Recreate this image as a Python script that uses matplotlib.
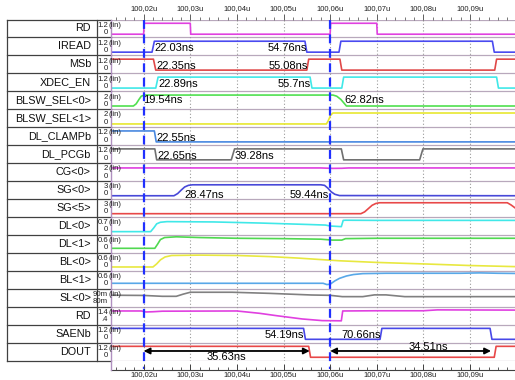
import matplotlib
matplotlib.use('Agg')
import matplotlib.pyplot as plt
from matplotlib.lines import Line2D
from matplotlib.ticker import FixedLocator, MultipleLocator

plt.rcParams['font.family'] = ['Liberation Sans', 'DejaVu Sans']

# ---------------- data ----------------
row_names = ["RD", "IREAD", "MSb", "XDEC_EN", "BLSW_SEL<0>", "BLSW_SEL<1>",
             "DL_CLAMPb", "DL_PCGb", "CG<0>", "SG<0>", "SG<5>", "DL<0>", "DL<1>",
             "BL<0>", "BL<1>", "SL<0>", "RD", "SAENb", "DOUT"]
scale_top = ["1.2", "1.2", "1.2", "1.2", "2", "2", "1.2", "1.2", "2", "3", "3",
             "0.7", "0.6", "0.6", "0.6", "90m", "1.4", "1.2", "1.2"]
scale_bot = ["0", "0", "0", "0", "0", "0", "0", "0", "0", "0", "0",
             "0", "0", "0", "0", "80m", ".4", "0", "0"]
vmax = [1.2, 1.2, 1.2, 1.2, 2, 2, 1.2, 1.2, 2, 3, 3, 0.7, 0.6, 0.6, 0.6, 90, 1.4, 1.2, 1.2]
vmin = [0, 0, 0, 0, 0, 0, 0, 0, 0, 0, 0, 0, 0, 0, 0, 80, 0.4, 0, 0]

tick_times = [20, 30, 40, 50, 60, 70, 80, 90]          # ns after 100u
tick_labels = ["100,02u", "100,03u", "100,04u", "100,05u",
               "100,06u", "100,07u", "100,08u", "100,09u"]
cursor_times = [20, 60]

RD_t = [13, 20, 20.1, 30, 30.1, 60, 60.1, 70, 70.1, 99.65]
RD_v = [0, 0, 1.2, 1.2, 0, 0, 1.2, 1.2, 0, 0]
IREAD_t = [13, 21.8, 22.3, 54.6, 55.0, 61.9, 62.3, 94.8, 95.2, 99.65]
IREAD_v = [0, 0, 1.2, 1.2, 0, 0, 1.2, 1.2, 0, 0]
MSB_t = [13, 22.1, 22.6, 55.0, 55.4, 62.1, 62.5, 95.3, 95.7, 99.65]
MSB_v = [1.2, 1.2, 0, 0, 1.2, 1.2, 0, 0, 1.2, 1.2]
XDEC_t = [13, 22.6, 23.1, 55.7, 56.1, 62.5, 62.9, 95.7, 96.1, 99.65]
XDEC_v = [0, 0, 1.2, 1.2, 0, 0, 1.2, 1.2, 0, 0]
BLSW0_t = [13, 17.8, 18.4, 19.0, 19.5, 20.2, 60.6, 61.4, 62.3, 63.0, 63.5, 99.65]
BLSW0_v = [0, 0, 0.4, 1.2, 1.8, 2.0, 2.0, 1.8, 1.2, 0.5, 0, 0]
BLSW1_t = [13, 59.2, 59.6, 60.1, 60.6, 99.65]
BLSW1_v = [0, 0, 0.6, 1.6, 2.0, 2.0]
CLAMP_t = [13, 22.3, 22.7, 99.65]
CLAMP_v = [1.2, 1.2, 0, 0]
PCG_t = [13, 22.4, 22.8, 38.8, 39.5, 62.4, 62.9, 79.2, 79.9, 99.65]
PCG_v = [1.2, 1.2, 0, 0, 1.2, 1.2, 0, 0, 1.2, 1.2]
CG0_t = [13, 58, 60.5, 62.5, 64, 99.65]
CG0_v = [1.8, 1.8, 1.72, 1.74, 1.8, 1.8]
SG0_t = [13, 26.5, 27.3, 28.1, 28.8, 29.6, 30.5, 58.0, 58.8, 59.5, 60.2, 61.0, 62.0, 99.65]
SG0_v = [0, 0, 0.6, 1.6, 2.4, 2.85, 3.0, 3.0, 2.85, 2.1, 1.1, 0.4, 0.05, 0]
SG5_t = [13, 66.6, 67.4, 68.2, 69.0, 69.8, 70.6, 98.0, 98.8, 99.65]
SG5_v = [0, 0, 0.5, 1.4, 2.3, 2.8, 3.0, 3.0, 2.4, 1.6]
DL0_t = [13, 21.5, 22.2, 22.8, 23.6, 25, 35, 45, 55, 59, 60, 62.4, 62.8, 63.3, 70, 99.65]
DL0_v = [0, 0, 0.25, 0.5, 0.6, 0.64, 0.62, 0.55, 0.46, 0.42, 0.36, 0.32, 0.72, 0.73, 0.72, 0.72]
DL1_t = [13, 22.4, 23.0, 23.6, 24.5, 27, 32, 40, 50, 58, 60.5, 62.5, 63.3, 70, 99.65]
DL1_v = [0.07, 0.07, 0.3, 0.55, 0.66, 0.7, 0.66, 0.62, 0.6, 0.57, 0.52, 0.52, 0.6, 0.62, 0.62]
BL0_t = [13, 22, 22.8, 23.6, 24.6, 26, 32, 40, 47, 53, 59, 62, 70, 81, 90, 99.65]
BL0_v = [0.03, 0.03, 0.2, 0.42, 0.58, 0.66, 0.68, 0.66, 0.6, 0.52, 0.42, 0.37, 0.28, 0.19, 0.11, 0.05]
BL1_t = [13, 58.5, 59.3, 60.0, 61.0, 62.0, 63.5, 65, 67, 72, 88, 92, 96, 99.65]
BL1_v = [0.12, 0.12, 0.05, 0.07, 0.25, 0.39, 0.52, 0.6, 0.65, 0.67, 0.67, 0.69, 0.67, 0.66]
SL0_t = [13, 20, 24, 27, 28.5, 30, 39, 47, 56, 60, 62.6, 67, 69.5, 72, 76, 99.65]
SL0_v = [87.5, 87.3, 86.5, 86.5, 88.5, 90.2, 90.2, 89.2, 87.7, 87.4, 86.2, 86.2, 87.8, 87.8, 86.2, 86.2]
RD2_t = [13, 19.5, 20.5, 22, 24, 40, 44.8, 48.5, 54, 58.3, 62.4, 62.7, 70, 80, 83, 99.65]
RD2_v = [1.35, 1.35, 1.26, 1.28, 1.33, 1.35, 1.14, 0.92, 0.62, 0.47, 0.45, 1.35, 1.37, 1.37, 1.45, 1.43]
SAEN_t = [13, 54.3, 54.7, 70.7, 71.1, 94.3, 94.7, 99.65]
SAEN_v = [1.2, 1.2, 0, 0, 1.2, 1.2, 0, 0]
DOUT_t = [13, 55.4, 55.8, 95.2, 95.6, 99.65]
DOUT_v = [1.2, 1.2, 0, 0, 1.2, 1.2]

signals = [(RD_t, RD_v), (IREAD_t, IREAD_v), (MSB_t, MSB_v), (XDEC_t, XDEC_v),
           (BLSW0_t, BLSW0_v), (BLSW1_t, BLSW1_v), (CLAMP_t, CLAMP_v), (PCG_t, PCG_v),
           (CG0_t, CG0_v), (SG0_t, SG0_v), (SG5_t, SG5_v), (DL0_t, DL0_v),
           (DL1_t, DL1_v), (BL0_t, BL0_v), (BL1_t, BL1_v), (SL0_t, SL0_v),
           (RD2_t, RD2_v), (SAEN_t, SAEN_v), (DOUT_t, DOUT_v)]
colors = ['#e040e0', '#4a4af0', '#e04848', '#40e8e8', '#50e050', '#e8e830',
          '#4888e0', '#707070', '#e040e0', '#4848d8', '#e84848', '#40e8e8',
          '#50d850', '#e8e840', '#58a8e8', '#808080', '#e040e0', '#4848e8', '#e84848']

# (row index, time in ns, side of the edge)
edge_marks = [(1, 22.03, 'after'), (1, 54.76, 'before'),
              (2, 22.35, 'after'), (2, 55.08, 'before'),
              (3, 22.89, 'after'), (3, 55.7, 'before'),
              (4, 19.54, 'after'), (4, 62.82, 'after'),
              (6, 22.55, 'after'),
              (7, 22.65, 'after'), (7, 39.28, 'after'),
              (9, 28.47, 'after'), (9, 59.44, 'before'),
              (17, 54.19, 'before'), (17, 70.66, 'before')]
# delay measurements on DOUT row: (start, end, label)
delays = [(20.0, 55.63, "35.63ns"), (60.0, 94.51, "34.51ns")]

# ---------------- layout ----------------
W, H = 515, 380
PX_L, PX_R, PX_T, PX_B = 111, 515, 19.5, 360.5
T0, T1 = 13.0, 99.65
NR = len(row_names)
RH = (PX_B - PX_T) / NR
TOPF, BOTF = 0.21, 0.82


def fx(x):
    return x / W


def fy(y):
    return 1 - y / H


fig = plt.figure(figsize=(W / 100, H / 100), dpi=100)
fig.patch.set_facecolor('white')

ax = fig.add_axes([fx(PX_L), fy(PX_B), (PX_R - PX_L) / W, (PX_B - PX_T) / H])
ax.set_xlim(T0, T1)
ax.set_ylim(NR, 0)
for s in ax.spines.values():
    s.set_visible(False)
ax.set_yticks([])

# row separators
for i in range(NR + 1):
    ax.axhline(i, color='#b8a8bc', lw=0.9, zorder=1)
# grid
for t in tick_times:
    ax.axvline(t, color='#9a9a9a', lw=0.8, ls=(0, (1, 2)), zorder=1)


def ymap(i, v):
    return i + TOPF + (vmax[i] - v) / (vmax[i] - vmin[i]) * (BOTF - TOPF)


for i, ((ts, vs), c) in enumerate(zip(signals, colors)):
    ax.plot(ts, [ymap(i, v) for v in vs], color=c, lw=1.2, zorder=3,
            solid_joinstyle='round')

# cursors
for t in cursor_times:
    ax.plot([t, t], [0, NR + 0.45], color='#2030ff', lw=1.6, ls=(0, (4, 2.5)),
            zorder=5, clip_on=False)

# edge annotations
vfrac = {4: 0.47, 9: 0.76}
for i, t, side in edge_marks:
    y = i + vfrac.get(i, 0.58)
    if side == 'after':
        ax.text(t + 0.3, y, f"{t}ns", ha='left', va='center', fontsize=8, zorder=6)
    else:
        ax.text(t + 0.2, y, f"{t}ns", ha='right', va='center', fontsize=8, zorder=6)

# delay arrows on DOUT
iD = NR - 1
for k, (a, b, lab) in enumerate(delays):
    ya = iD + 0.47
    ax.annotate('', xy=(b, ya), xytext=(a, ya),
                arrowprops=dict(arrowstyle='<|-|>', color='black', lw=1.3,
                                mutation_scale=9, shrinkA=0, shrinkB=0), zorder=6)
    mid = (a + b) / 2
    if k == 0:
        ax.text(mid, iD + 0.82, lab, ha='center', va='center', fontsize=8, zorder=6)
    else:
        ax.text(mid + 3.9, iD + 0.22, lab, ha='center', va='center', fontsize=8, zorder=6)

# top ticks
ax.xaxis.set_ticks_position('top')
ax.xaxis.set_major_locator(FixedLocator(tick_times))
ax.set_xticklabels(tick_labels)
ax.xaxis.set_minor_locator(MultipleLocator(2))
ax.tick_params(axis='x', which='major', direction='out', length=4, width=0.7,
               color='#606060', labelsize=5.5, pad=1.5, labelcolor='#202020')
ax.tick_params(axis='x', which='minor', direction='out', length=2.2, width=0.6,
               color='#606060')

# bottom axis
AXB_Y = 369.5
axb = fig.add_axes([fx(PX_L), fy(AXB_Y), (PX_R - PX_L) / W, 1e-5])
axb.set_xlim(T0, T1)
axb.set_yticks([])
for k in ['top', 'left', 'right']:
    axb.spines[k].set_visible(False)
axb.spines['bottom'].set_color('#404040')
axb.spines['bottom'].set_linewidth(0.8)
axb.xaxis.set_major_locator(FixedLocator(tick_times))
axb.set_xticklabels(tick_labels)
axb.xaxis.set_minor_locator(MultipleLocator(2))
axb.tick_params(axis='x', which='major', direction='in', length=4.5, width=0.7,
                color='#404040', labelsize=5.5, pad=1.0, labelcolor='#202020')
axb.tick_params(axis='x', which='minor', direction='in', length=2.5, width=0.6,
                color='#404040')

# left plot border
fig.add_artist(Line2D([fx(PX_L), fx(PX_L)], [fy(PX_T), fy(AXB_Y)],
                      color='#b090c0', lw=1.0, zorder=4))

# left table
TL, TM = 7, 97
tc = '#404040'
fig.add_artist(Line2D([fx(TL), fx(TL)], [fy(PX_T), fy(PX_B)], color=tc, lw=0.9))
fig.add_artist(Line2D([fx(TM), fx(TM)], [fy(PX_T), fy(PX_B)], color=tc, lw=0.9))
for i in range(NR + 1):
    y = PX_T + i * RH
    fig.add_artist(Line2D([fx(TL), fx(PX_L)], [fy(y), fy(y)], color=tc, lw=0.9))

for i, name in enumerate(row_names):
    y0 = PX_T + i * RH
    fig.text(fx(91), fy(y0 + RH / 2), name, ha='right', va='center', fontsize=7.8,
             color='#101010')
    fig.text(fx(108), fy(y0 + 0.32 * RH), scale_top[i], ha='right', va='center',
             fontsize=5.6, color='#202020')
    fig.text(fx(108), fy(y0 + 0.72 * RH), scale_bot[i], ha='right', va='center',
             fontsize=5.6, color='#202020')
    fig.text(fx(108.5), fy(y0 + 0.32 * RH), "(lin)", ha='left', va='center',
             fontsize=5.6, color='#202020', zorder=7)

fig.savefig('out.png', dpi=100, facecolor='white')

Work to complete: Repeat exactly and only the lines from the start of the data above through the line that holds "cursor_times = [20, 60]", inclusive. Pictures do not belong in the copy.

Solved problem:
Recreate this image as a Python script that uses matplotlib.
import matplotlib
matplotlib.use('Agg')
import matplotlib.pyplot as plt
from matplotlib.lines import Line2D
from matplotlib.ticker import FixedLocator, MultipleLocator

plt.rcParams['font.family'] = ['Liberation Sans', 'DejaVu Sans']

# ---------------- data ----------------
row_names = ["RD", "IREAD", "MSb", "XDEC_EN", "BLSW_SEL<0>", "BLSW_SEL<1>",
             "DL_CLAMPb", "DL_PCGb", "CG<0>", "SG<0>", "SG<5>", "DL<0>", "DL<1>",
             "BL<0>", "BL<1>", "SL<0>", "RD", "SAENb", "DOUT"]
scale_top = ["1.2", "1.2", "1.2", "1.2", "2", "2", "1.2", "1.2", "2", "3", "3",
             "0.7", "0.6", "0.6", "0.6", "90m", "1.4", "1.2", "1.2"]
scale_bot = ["0", "0", "0", "0", "0", "0", "0", "0", "0", "0", "0",
             "0", "0", "0", "0", "80m", ".4", "0", "0"]
vmax = [1.2, 1.2, 1.2, 1.2, 2, 2, 1.2, 1.2, 2, 3, 3, 0.7, 0.6, 0.6, 0.6, 90, 1.4, 1.2, 1.2]
vmin = [0, 0, 0, 0, 0, 0, 0, 0, 0, 0, 0, 0, 0, 0, 0, 80, 0.4, 0, 0]

tick_times = [20, 30, 40, 50, 60, 70, 80, 90]          # ns after 100u
tick_labels = ["100,02u", "100,03u", "100,04u", "100,05u",
               "100,06u", "100,07u", "100,08u", "100,09u"]
cursor_times = [20, 60]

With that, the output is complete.